▶ **Data extract**:
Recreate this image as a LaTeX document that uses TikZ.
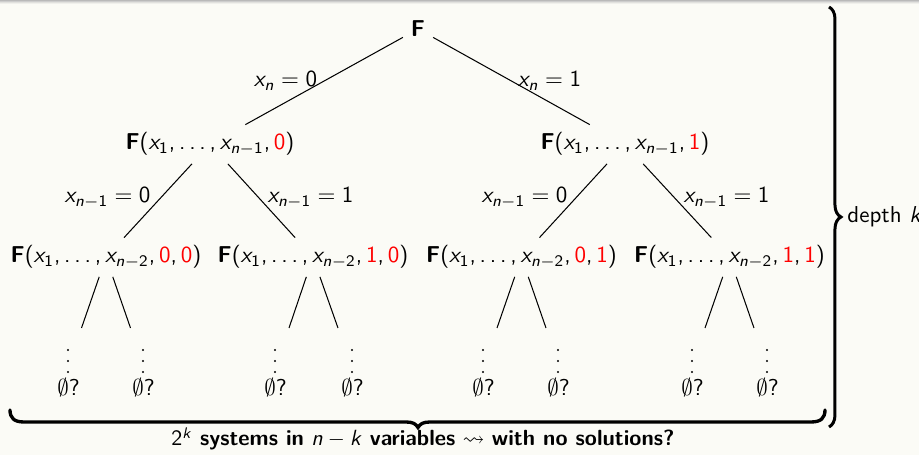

--

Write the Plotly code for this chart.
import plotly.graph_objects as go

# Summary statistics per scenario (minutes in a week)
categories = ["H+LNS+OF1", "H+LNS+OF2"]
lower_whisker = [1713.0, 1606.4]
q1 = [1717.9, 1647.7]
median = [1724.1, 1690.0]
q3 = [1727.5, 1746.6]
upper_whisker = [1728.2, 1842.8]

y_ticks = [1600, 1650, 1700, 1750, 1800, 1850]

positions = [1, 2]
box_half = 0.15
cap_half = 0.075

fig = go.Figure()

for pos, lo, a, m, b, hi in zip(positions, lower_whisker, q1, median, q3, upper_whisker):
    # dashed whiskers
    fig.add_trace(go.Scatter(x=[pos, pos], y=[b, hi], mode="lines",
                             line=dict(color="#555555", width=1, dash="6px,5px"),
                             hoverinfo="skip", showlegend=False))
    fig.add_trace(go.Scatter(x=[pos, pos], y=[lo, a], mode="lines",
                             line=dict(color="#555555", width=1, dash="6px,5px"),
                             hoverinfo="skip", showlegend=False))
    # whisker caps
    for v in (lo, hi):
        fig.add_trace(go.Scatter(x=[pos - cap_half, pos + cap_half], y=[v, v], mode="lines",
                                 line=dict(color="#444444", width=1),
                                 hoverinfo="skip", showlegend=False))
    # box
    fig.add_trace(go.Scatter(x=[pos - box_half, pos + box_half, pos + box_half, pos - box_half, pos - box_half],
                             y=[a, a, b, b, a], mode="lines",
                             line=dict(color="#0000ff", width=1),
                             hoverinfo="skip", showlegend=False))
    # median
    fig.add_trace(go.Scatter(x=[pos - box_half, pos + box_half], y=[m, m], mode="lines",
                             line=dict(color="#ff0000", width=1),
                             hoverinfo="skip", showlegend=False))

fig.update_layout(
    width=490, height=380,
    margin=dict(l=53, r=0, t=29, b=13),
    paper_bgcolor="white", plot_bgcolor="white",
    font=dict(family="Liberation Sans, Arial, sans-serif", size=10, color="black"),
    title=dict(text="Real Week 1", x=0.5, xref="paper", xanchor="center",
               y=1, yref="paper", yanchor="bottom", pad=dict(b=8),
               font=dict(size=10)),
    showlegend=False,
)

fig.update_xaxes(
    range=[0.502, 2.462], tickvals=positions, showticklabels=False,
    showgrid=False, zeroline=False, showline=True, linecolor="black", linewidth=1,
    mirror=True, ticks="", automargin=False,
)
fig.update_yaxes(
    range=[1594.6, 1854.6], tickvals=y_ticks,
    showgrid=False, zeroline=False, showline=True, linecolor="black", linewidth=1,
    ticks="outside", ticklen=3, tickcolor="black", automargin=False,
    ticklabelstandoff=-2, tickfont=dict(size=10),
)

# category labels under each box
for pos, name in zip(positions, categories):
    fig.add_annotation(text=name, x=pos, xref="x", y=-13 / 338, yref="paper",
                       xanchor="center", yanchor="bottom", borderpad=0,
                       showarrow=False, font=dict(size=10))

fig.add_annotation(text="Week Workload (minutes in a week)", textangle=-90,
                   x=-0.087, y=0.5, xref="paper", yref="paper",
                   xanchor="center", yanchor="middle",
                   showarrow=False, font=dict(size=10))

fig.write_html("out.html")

▶ **Set task**:
Both the line with "Write the Plotly code for this chart." and the line with "fig = go.Figure()" belong in the extract, along with every line between them; set down those lines exactly and only.

▶ **Exercise output**:
Write the Plotly code for this chart.
import plotly.graph_objects as go

# Summary statistics per scenario (minutes in a week)
categories = ["H+LNS+OF1", "H+LNS+OF2"]
lower_whisker = [1713.0, 1606.4]
q1 = [1717.9, 1647.7]
median = [1724.1, 1690.0]
q3 = [1727.5, 1746.6]
upper_whisker = [1728.2, 1842.8]

y_ticks = [1600, 1650, 1700, 1750, 1800, 1850]

positions = [1, 2]
box_half = 0.15
cap_half = 0.075

fig = go.Figure()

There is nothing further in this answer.